Where Data Is Stored
BundlesIQ stores data both in Shopify and in BundlesIQ’s cloud database.
On your Shopify store
| Location | Data |
|---|---|
| Order tags | Processing state tags (e.g., BIQ_PROCESSING, BIQ_READY, BIQ_ERROR) |
| Order metafields | Audit trail / transformation summary (e.g., bundles_iq.transformation_audit) |
| Order notes (optional) | Human-readable warnings/flags (if enabled) |
In BundlesIQ’s cloud database
| Collection | Data |
|---|---|
| Bundles | Bundle definitions, components, substitution groups, pricing configuration |
| Bundle instances | Per-order processing records with before/after snapshots |
| Processing logs | Timestamped event log for webhooks, detection, edits, retries |
| Settings | Store preferences, handling mode defaults, scope, 3PL config |
| Bundle variant index | Ghost SKU variant IDs → bundle definition mapping |
| Component bundle index | Component variant IDs → bundles that include them |
Processing Times (What to Expect)
BundlesIQ processes asynchronously after Shopify sends the webhook.
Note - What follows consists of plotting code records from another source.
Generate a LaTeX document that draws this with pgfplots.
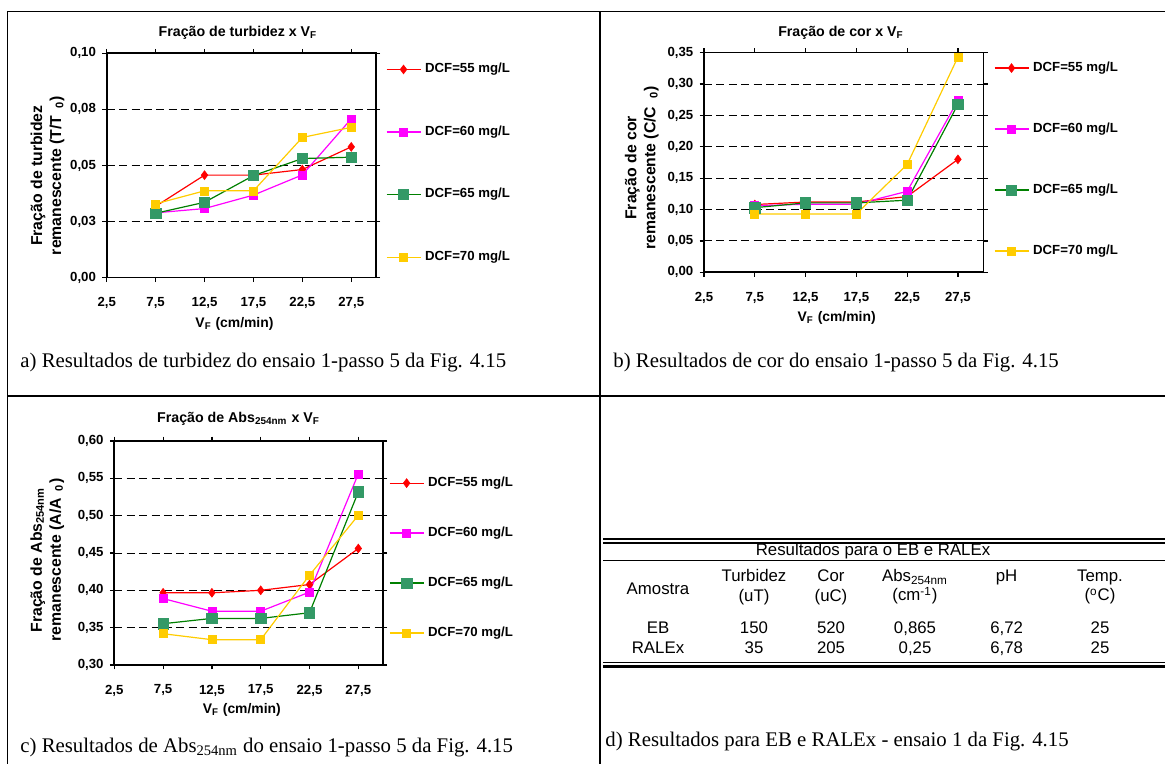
\documentclass[border=0pt]{standalone}
\usepackage{fontspec}
\setmainfont{Liberation Serif}
\newfontfamily\arial{Liberation Sans}
\usepackage{pgfplots}
\usepackage{pgfplotstable}
\pgfplotsset{compat=1.18}

\definecolor{sr55}{HTML}{FF0000}
\definecolor{sr60}{HTML}{FF00FF}
\definecolor{sr65line}{HTML}{008000}
\definecolor{sr65mark}{HTML}{339966}
\definecolor{sr70}{HTML}{FFCC00}

\newcommand{\chartfont}{\arial\bfseries\fontsize{6.6}{9.5}\selectfont}
\newcommand{\titlefont}{\arial\bfseries\fontsize{7.1}{9.5}\selectfont}
\newcommand{\xlabfont}{\arial\bfseries\fontsize{6.95}{9.5}\selectfont}
\newcommand{\ylabfont}{\arial\bfseries\fontsize{7.9}{9.5}\selectfont}
\newcommand{\capfont}{\fontsize{10.4}{12}\selectfont}
\newcommand{\tabfont}{\arial\fontsize{8.4}{10}\selectfont}

% Remaining fraction versus filtration rate V_F (cm/min)
\pgfplotstableread{
x     d55     d60     d65     d70
7.5   0.0318  0.0289  0.0287  0.0329
12.5  0.0457  0.0308  0.0336  0.0387
17.5  0.0457  0.0368  0.0455  0.0387
22.5  0.0482  0.0458  0.0531  0.0625
27.5  0.0583  0.0708  0.0537  0.0670
}\turbidez
\pgfplotstableread{
x     d55     d60     d65     d70
7.5   0.108   0.106   0.103   0.093
12.5  0.112   0.1085  0.1106  0.093
17.5  0.112   0.1085  0.1106  0.093
22.5  0.1207  0.129   0.1149  0.1718
27.5  0.180   0.274   0.2676  0.343
}\cor
\pgfplotstableread{
x     d55     d60     d65     d70
7.5   0.3967  0.389   0.3553  0.3419
12.5  0.3967  0.372   0.3624  0.3339
17.5  0.400   0.372   0.3624  0.3339
22.5  0.4078  0.3976  0.370   0.4203
27.5  0.456   0.556   0.5317  0.5005
}\abs

\pgfplotsset{
  vfchart/.style={
    scale only axis,
    clip=false,
    xmin=2.5, xmax=30,
    xtick={2.5,7.5,12.5,17.5,22.5,27.5},
    xticklabels={{2,5},{7,5},{12,5},{17,5},{22,5},{27,5}},
    tick align=outside,
    major tick length=2.2pt,
    tick style={black, line width=0.6pt},
    axis line style={black, line width=0.8pt},
    ymajorgrids,
    major grid style={black, line width=0.5pt, dash pattern=on 4pt off 2.2pt},
    tick label style={font=\chartfont},
    xticklabel style={inner sep=0pt, anchor=north, yshift=-7.5pt},
    yticklabel style={inner sep=0pt, anchor=east, xshift=-3pt},
    every axis title shift=0pt,
    title style={font=\titlefont, anchor=base, inner sep=0pt},
    xlabel={V\textsubscript{F} (cm/min)},
    xlabel style={font=\xlabfont, anchor=base, inner sep=0pt,
      at={(axis description cs:0.475,-0.224)}},
    ylabel style={font=\ylabfont, anchor=center, align=center, inner sep=0pt},
    legend style={draw=none, fill=none, font=\chartfont, inner sep=0pt, outer sep=0pt,
      anchor=north west, nodes={inner sep=0pt}, column sep=2pt},
    legend cell align=left,
    legend image code/.code={\draw[mark repeat=2, mark phase=2]
      plot coordinates {(0pt,0pt) (8.5pt,0pt) (17pt,0pt)};},
  },
  s55/.style={color=sr55, line width=0.6pt, mark=diamond*, mark size=2.2pt,
    mark options={solid, fill=sr55, draw=sr55, line width=0.3pt}},
  s60/.style={color=sr60, line width=0.6pt, mark=square*, mark size=2pt,
    mark options={solid, fill=sr60, draw=sr60, line width=0.3pt}},
  s65/.style={color=sr65line, line width=0.6pt, mark=square*, mark size=2.6pt,
    mark options={solid, fill=sr65mark, draw=sr65mark, line width=0.3pt}},
  s70/.style={color=sr70, line width=0.6pt, mark=square*, mark size=2pt,
    mark options={solid, fill=sr70, draw=sr70, line width=0.3pt}},
}

\begin{document}
\begin{tikzpicture}
\path[use as bounding box] (0,0) rectangle (582.5pt,382pt);
\clip (0,0) rectangle (582.5pt,382pt);

% panel frame
\draw[line width=0.9pt] (3.75pt,0) -- (3.75pt,376.25pt) -- (582.5pt,376.25pt);
\draw[line width=0.9pt] (300pt,0) -- (300pt,376.25pt);
\draw[line width=0.9pt] (3.75pt,184pt) -- (582.5pt,184pt);

% a) turbidity
\begin{axis}[vfchart,
  at={(53.35pt,243.15pt)}, anchor=south west,
  width=134.5pt, height=112.2pt,
  ymin=0, ymax=0.1,
  ytick={0,0.025,0.05,0.075,0.1},
  yticklabels={{0,00},{0,03},{0,05},{0,08},{0,10}},
  title={Fração de turbidez x V\textsubscript{F}},
  title style={at={(axis description cs:0.488,1.074)}},
  ylabel={Fração de turbidez\\remanescente (T/T\hspace{3.5pt}\textsubscript{0})},
  ylabel style={at={(axis description cs:-0.22,0.455)}},
  legend style={at={(axis description cs:1.038,0.956)}, row sep=25pt},
]
\addplot[s55] table[x=x, y=d55] {\turbidez};
\addlegendentry{DCF=55 mg/L}
\addplot[s60] table[x=x, y=d60] {\turbidez};
\addlegendentry{DCF=60 mg/L}
\addplot[s65] table[x=x, y=d65] {\turbidez};
\addlegendentry{DCF=65 mg/L}
\addplot[s70] table[x=x, y=d70] {\turbidez};
\addlegendentry{DCF=70 mg/L}
\end{axis}

% b) colour
\begin{axis}[vfchart,
  at={(352pt,245.85pt)}, anchor=south west,
  width=139.65pt, height=109.8pt,
  ymin=0, ymax=0.35,
  ytick={0,0.05,0.1,0.15,0.2,0.25,0.3,0.35},
  yticklabels={{0,00},{0,05},{0,10},{0,15},{0,20},{0,25},{0,30},{0,35}},
  title={Fração de cor x V\textsubscript{F}},
  title style={at={(axis description cs:0.4905,1.073)}},
  xlabel style={at={(axis description cs:0.475,-0.225)}},
  ylabel={Fração de cor\\remanescente (C/C\hspace{4pt}\textsubscript{0})},
  ylabel style={at={(axis description cs:-0.223,0.475)}},
  legend style={at={(axis description cs:1.038,0.9585)}, row sep=24.2pt},
]
\addplot[s55] table[x=x, y=d55] {\cor};
\addlegendentry{DCF=55 mg/L}
\addplot[s60] table[x=x, y=d60] {\cor};
\addlegendentry{DCF=60 mg/L}
\addplot[s65] table[x=x, y=d65] {\cor};
\addlegendentry{DCF=65 mg/L}
\addplot[s70] table[x=x, y=d70] {\cor};
\addlegendentry{DCF=70 mg/L}
\end{axis}

% c) absorbance at 254 nm
\begin{axis}[vfchart,
  at={(57.15pt,49.5pt)}, anchor=south west,
  width=134.2pt, height=112pt,
  ymin=0.3, ymax=0.6,
  ytick={0.3,0.35,0.4,0.45,0.5,0.55,0.6},
  yticklabels={{0,30},{0,35},{0,40},{0,45},{0,50},{0,55},{0,60}},
  title={Fração de Abs\textsubscript{254nm} x V\textsubscript{F}},
  title style={at={(axis description cs:0.463,1.082)}},
  xlabel style={at={(axis description cs:0.475,-0.216)}},
  ylabel={Fração de Abs\textsubscript{254nm}\\remanescente (A/A\hspace{3.5pt}\textsubscript{0})},
  ylabel style={at={(axis description cs:-0.25,0.469)}},
  legend style={at={(axis description cs:1.0235,0.840)}, row sep=18.7pt},
]
\addplot[s55] table[x=x, y=d55] {\abs};
\addlegendentry{DCF=55 mg/L}
\addplot[s60] table[x=x, y=d60] {\abs};
\addlegendentry{DCF=60 mg/L}
\addplot[s65] table[x=x, y=d65] {\abs};
\addlegendentry{DCF=65 mg/L}
\addplot[s70] table[x=x, y=d70] {\abs};
\addlegendentry{DCF=70 mg/L}
\end{axis}

% d) raw water and sludge-recovered water table
\draw[line width=1.3pt] (301.5pt,112.5pt) -- (590pt,112.5pt);
\draw[line width=0.6pt] (301.5pt,110.5pt) -- (590pt,110.5pt);
\draw[line width=0.5pt] (301.5pt,101.5pt) -- (590pt,101.5pt);
\draw[line width=0.6pt] (301.5pt,50.7pt) -- (590pt,50.7pt);
\draw[line width=1.3pt] (301.5pt,48.7pt) -- (590pt,48.7pt);
\begin{scope}[every node/.style={font=\tabfont, inner sep=0pt, anchor=base}]
\node at (436.5pt,104pt) {Resultados para o EB e RALEx};
\node at (329pt,84.5pt) {Amostra};
\node at (377pt,91.15pt) {Turbidez};
\node at (377pt,81pt) {(uT)};
\node at (415.5pt,91.15pt) {Cor};
\node at (415.5pt,81pt) {(uC)};
\node at (457.5pt,91.15pt) {Abs\textsubscript{254nm}};
\node at (457.5pt,81.5pt) {(cm\textsuperscript{-1})};
\node at (503.3pt,91.15pt) {pH};
\node at (550pt,91.15pt) {Temp.};
\node at (550pt,81.5pt) {(\textsuperscript{o}C)};
\node at (329pt,65pt) {EB};
\node at (377pt,65pt) {150};
\node at (415.5pt,65pt) {520};
\node at (457.5pt,65pt) {0,865};
\node at (503.3pt,65pt) {6,72};
\node at (550pt,65pt) {25};
\node at (329pt,55pt) {RALEx};
\node at (377pt,55pt) {35};
\node at (415.5pt,55pt) {205};
\node at (457.5pt,55pt) {0,25};
\node at (503.3pt,55pt) {6,78};
\node at (550pt,55pt) {25};
\end{scope}

% panel captions
\begin{scope}[every node/.style={font=\capfont, inner sep=0pt, anchor=base west}]
\node at (10pt,198pt) {a) Resultados de turbidez do ensaio 1-passo 5 da Fig. 4.15};
\node at (306.5pt,198pt) {b) Resultados de cor do ensaio 1-passo 5 da Fig. 4.15};
\node at (10pt,5.65pt) {c) Resultados de Abs\textsubscript{254nm} do ensaio 1-passo 5 da Fig. 4.15};
\node at (302.5pt,8.5pt) {d) Resultados para EB e RALEx - ensaio 1 da Fig. 4.15};
\end{scope}
\end{tikzpicture}
\end{document}
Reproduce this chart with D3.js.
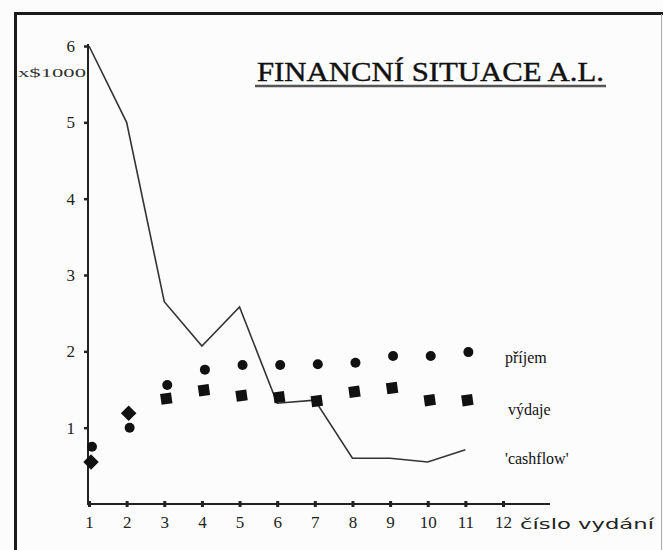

Processing time depends on:
- number of bundles on the order
- number of components per bundle
- Shopify API throughput + rate limits
- whether pricing allocation requires extra validation calls
Typical ranges:
- Small order (single bundle, few components): a few seconds
- Multiple bundles / many components: several seconds to ~tens of seconds
- High-volume queuing: longer
If 3PL protection is enabled, the order stays held until BundlesIQ marks it ready, so timing variance should not impact fulfillment accuracy.